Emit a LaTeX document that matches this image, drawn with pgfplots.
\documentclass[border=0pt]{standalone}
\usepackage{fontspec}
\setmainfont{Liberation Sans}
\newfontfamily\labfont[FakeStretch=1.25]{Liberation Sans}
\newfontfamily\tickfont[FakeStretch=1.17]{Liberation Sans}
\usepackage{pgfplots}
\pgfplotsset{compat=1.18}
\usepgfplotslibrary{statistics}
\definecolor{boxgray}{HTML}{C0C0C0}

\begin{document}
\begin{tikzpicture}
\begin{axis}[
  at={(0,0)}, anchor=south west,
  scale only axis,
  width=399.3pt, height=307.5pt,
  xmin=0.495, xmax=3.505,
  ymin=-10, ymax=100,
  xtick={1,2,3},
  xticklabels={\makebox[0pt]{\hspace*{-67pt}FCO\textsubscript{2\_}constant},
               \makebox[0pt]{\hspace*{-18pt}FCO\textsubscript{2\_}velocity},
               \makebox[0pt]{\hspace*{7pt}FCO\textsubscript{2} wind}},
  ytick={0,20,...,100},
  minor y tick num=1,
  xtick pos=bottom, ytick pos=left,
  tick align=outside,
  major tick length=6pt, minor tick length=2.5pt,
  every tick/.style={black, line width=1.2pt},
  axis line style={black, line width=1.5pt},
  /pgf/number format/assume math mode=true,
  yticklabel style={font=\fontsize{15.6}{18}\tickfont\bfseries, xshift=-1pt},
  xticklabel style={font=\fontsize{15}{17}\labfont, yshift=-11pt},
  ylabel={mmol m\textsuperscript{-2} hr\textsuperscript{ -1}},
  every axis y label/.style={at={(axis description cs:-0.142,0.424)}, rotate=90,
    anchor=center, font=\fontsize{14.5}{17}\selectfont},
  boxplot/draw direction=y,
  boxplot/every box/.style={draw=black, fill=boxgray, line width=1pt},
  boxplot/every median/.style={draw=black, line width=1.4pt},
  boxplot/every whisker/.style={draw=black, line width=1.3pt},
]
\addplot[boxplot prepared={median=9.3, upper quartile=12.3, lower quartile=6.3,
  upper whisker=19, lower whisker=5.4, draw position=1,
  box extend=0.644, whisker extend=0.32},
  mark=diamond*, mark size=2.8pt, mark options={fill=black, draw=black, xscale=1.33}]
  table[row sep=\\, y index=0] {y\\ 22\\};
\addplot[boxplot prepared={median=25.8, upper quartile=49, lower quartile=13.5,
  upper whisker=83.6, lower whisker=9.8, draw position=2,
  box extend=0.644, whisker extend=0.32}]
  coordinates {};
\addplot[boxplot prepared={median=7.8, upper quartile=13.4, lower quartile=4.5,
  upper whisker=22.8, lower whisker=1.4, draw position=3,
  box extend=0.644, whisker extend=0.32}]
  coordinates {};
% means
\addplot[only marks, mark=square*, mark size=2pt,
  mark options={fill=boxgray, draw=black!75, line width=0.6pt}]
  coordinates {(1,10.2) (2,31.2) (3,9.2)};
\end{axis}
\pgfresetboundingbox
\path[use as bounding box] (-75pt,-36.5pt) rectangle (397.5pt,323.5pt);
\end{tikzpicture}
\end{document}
____________
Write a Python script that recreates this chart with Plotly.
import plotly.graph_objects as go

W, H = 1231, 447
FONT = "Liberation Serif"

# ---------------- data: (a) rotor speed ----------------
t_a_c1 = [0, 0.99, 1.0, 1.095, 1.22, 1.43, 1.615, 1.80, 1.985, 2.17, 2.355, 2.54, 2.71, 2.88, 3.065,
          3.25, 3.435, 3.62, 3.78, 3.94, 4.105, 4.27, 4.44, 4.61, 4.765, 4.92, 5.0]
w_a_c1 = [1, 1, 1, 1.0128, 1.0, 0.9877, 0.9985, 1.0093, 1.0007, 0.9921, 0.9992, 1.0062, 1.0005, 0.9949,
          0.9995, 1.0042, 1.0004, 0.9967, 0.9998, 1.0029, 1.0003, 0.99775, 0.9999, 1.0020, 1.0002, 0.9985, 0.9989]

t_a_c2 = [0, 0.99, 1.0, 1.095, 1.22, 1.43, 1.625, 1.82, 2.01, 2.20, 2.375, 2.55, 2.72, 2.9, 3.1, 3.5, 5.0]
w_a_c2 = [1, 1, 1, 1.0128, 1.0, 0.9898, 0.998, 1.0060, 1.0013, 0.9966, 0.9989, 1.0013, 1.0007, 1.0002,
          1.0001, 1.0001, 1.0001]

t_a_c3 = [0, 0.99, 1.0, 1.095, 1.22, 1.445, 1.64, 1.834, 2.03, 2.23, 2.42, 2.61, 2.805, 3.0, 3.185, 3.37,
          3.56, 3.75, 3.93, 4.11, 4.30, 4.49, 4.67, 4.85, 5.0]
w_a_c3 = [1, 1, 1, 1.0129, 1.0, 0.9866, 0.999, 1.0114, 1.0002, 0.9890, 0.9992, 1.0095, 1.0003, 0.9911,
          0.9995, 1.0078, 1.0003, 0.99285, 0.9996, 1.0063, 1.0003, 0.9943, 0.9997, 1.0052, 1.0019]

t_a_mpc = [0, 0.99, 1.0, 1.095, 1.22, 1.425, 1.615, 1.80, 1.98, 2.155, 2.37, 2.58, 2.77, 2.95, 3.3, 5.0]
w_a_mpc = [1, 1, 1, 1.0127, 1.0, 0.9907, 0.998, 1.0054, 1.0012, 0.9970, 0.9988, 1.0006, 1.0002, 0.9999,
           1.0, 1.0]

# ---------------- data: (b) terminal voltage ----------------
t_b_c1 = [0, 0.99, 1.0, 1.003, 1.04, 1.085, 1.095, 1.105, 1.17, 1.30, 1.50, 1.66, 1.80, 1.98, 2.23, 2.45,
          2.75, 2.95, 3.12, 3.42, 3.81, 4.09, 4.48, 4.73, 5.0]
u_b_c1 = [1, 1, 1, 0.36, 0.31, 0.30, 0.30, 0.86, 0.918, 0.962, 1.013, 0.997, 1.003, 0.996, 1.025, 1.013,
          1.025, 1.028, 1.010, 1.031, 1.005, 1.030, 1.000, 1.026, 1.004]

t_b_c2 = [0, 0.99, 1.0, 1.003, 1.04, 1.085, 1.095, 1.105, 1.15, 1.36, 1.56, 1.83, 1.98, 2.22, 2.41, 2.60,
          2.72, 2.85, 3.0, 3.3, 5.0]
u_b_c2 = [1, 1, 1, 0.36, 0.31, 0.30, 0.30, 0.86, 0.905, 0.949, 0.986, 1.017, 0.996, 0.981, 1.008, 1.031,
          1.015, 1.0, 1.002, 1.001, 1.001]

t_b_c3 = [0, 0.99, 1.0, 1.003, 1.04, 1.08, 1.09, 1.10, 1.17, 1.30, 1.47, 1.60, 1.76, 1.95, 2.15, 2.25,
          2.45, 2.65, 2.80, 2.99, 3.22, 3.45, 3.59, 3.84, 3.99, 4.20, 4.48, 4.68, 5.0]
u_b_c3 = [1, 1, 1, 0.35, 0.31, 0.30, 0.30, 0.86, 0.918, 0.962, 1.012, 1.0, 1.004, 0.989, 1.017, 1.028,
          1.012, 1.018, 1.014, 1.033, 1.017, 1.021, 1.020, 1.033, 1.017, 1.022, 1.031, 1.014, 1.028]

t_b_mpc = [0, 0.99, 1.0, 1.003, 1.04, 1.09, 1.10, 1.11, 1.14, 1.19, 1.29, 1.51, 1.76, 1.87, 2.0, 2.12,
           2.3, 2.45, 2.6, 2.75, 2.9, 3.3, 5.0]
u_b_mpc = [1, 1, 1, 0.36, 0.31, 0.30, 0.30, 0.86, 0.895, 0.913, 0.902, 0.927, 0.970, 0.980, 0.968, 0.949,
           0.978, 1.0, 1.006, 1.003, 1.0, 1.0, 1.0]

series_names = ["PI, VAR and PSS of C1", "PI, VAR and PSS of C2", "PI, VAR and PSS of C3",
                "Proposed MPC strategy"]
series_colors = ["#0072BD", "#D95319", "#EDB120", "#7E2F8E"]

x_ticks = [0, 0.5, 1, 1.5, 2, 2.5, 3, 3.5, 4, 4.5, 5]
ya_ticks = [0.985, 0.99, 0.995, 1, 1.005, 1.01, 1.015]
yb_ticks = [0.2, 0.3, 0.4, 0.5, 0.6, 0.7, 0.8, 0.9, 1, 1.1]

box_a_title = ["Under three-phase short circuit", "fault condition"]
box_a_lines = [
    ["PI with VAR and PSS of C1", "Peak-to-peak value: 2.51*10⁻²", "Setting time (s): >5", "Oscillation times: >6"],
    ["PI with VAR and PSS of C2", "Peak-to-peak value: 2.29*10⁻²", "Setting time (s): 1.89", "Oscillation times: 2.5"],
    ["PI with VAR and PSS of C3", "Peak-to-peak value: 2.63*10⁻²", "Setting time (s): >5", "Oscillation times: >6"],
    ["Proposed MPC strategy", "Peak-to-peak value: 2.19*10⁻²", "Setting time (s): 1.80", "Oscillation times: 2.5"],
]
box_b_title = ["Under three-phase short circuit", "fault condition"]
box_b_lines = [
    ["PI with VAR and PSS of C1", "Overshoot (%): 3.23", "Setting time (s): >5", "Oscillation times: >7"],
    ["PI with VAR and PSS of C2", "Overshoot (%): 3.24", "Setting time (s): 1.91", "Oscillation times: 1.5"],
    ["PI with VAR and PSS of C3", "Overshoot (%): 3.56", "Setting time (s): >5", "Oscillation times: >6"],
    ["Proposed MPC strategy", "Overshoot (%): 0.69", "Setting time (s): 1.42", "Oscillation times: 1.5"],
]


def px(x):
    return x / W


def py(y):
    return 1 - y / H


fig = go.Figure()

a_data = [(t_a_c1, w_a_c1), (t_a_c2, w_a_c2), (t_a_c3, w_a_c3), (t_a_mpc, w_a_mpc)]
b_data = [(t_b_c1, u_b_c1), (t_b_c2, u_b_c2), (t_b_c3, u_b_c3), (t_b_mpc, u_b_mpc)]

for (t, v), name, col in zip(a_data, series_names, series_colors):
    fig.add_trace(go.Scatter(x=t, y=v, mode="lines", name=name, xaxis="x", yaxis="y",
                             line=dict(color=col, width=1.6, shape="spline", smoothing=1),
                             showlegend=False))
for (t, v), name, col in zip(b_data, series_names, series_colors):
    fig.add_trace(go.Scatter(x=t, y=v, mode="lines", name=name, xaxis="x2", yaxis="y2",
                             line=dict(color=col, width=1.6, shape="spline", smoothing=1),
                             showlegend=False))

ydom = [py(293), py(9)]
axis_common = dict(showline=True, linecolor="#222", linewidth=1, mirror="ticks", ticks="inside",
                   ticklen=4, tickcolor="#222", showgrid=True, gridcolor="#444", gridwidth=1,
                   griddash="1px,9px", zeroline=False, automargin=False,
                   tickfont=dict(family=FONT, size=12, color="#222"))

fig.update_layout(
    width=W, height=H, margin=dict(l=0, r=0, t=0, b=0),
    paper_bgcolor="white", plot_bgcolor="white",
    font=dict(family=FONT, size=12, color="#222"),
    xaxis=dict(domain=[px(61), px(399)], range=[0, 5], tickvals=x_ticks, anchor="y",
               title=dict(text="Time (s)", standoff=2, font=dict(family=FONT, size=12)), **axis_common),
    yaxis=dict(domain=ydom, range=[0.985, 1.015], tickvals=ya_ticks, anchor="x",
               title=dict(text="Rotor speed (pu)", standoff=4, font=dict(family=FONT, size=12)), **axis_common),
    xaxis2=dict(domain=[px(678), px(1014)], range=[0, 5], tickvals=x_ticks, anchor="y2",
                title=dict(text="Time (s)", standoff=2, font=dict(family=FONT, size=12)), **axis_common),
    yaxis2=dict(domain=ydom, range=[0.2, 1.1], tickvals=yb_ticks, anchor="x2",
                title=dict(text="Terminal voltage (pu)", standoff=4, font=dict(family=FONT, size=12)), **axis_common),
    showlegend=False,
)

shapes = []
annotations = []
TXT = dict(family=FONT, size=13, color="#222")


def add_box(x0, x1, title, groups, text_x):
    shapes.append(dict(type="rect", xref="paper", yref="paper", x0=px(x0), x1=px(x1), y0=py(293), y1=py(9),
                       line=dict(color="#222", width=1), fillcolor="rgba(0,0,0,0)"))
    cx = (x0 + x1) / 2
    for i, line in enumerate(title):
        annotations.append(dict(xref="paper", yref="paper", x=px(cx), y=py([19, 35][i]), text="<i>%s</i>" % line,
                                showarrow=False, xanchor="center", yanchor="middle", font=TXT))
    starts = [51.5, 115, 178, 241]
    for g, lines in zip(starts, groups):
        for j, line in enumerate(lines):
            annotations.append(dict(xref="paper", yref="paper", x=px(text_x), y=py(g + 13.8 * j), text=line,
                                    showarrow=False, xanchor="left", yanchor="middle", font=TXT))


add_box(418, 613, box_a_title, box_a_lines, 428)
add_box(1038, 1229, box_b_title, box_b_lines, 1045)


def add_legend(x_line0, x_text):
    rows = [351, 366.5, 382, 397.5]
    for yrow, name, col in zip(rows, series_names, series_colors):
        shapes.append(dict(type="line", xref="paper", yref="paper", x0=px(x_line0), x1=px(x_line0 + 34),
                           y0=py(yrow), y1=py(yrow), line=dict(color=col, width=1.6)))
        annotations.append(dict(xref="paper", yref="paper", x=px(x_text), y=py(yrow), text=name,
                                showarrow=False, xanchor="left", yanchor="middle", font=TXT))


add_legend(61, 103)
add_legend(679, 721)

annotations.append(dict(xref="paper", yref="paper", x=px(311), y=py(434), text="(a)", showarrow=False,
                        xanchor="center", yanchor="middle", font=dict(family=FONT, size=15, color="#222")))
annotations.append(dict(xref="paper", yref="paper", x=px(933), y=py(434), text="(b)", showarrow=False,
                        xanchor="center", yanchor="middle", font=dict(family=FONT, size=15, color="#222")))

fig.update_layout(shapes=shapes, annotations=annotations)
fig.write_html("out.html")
____________
Problem details — Exactly repeat the lines from the line with "Write a Python" to the line with "1.0001, 1.0001, 1.0001]", including both, and output nothing else.

Exercise output —
Write a Python script that recreates this chart with Plotly.
import plotly.graph_objects as go

W, H = 1231, 447
FONT = "Liberation Serif"

# ---------------- data: (a) rotor speed ----------------
t_a_c1 = [0, 0.99, 1.0, 1.095, 1.22, 1.43, 1.615, 1.80, 1.985, 2.17, 2.355, 2.54, 2.71, 2.88, 3.065,
          3.25, 3.435, 3.62, 3.78, 3.94, 4.105, 4.27, 4.44, 4.61, 4.765, 4.92, 5.0]
w_a_c1 = [1, 1, 1, 1.0128, 1.0, 0.9877, 0.9985, 1.0093, 1.0007, 0.9921, 0.9992, 1.0062, 1.0005, 0.9949,
          0.9995, 1.0042, 1.0004, 0.9967, 0.9998, 1.0029, 1.0003, 0.99775, 0.9999, 1.0020, 1.0002, 0.9985, 0.9989]

t_a_c2 = [0, 0.99, 1.0, 1.095, 1.22, 1.43, 1.625, 1.82, 2.01, 2.20, 2.375, 2.55, 2.72, 2.9, 3.1, 3.5, 5.0]
w_a_c2 = [1, 1, 1, 1.0128, 1.0, 0.9898, 0.998, 1.0060, 1.0013, 0.9966, 0.9989, 1.0013, 1.0007, 1.0002,
          1.0001, 1.0001, 1.0001]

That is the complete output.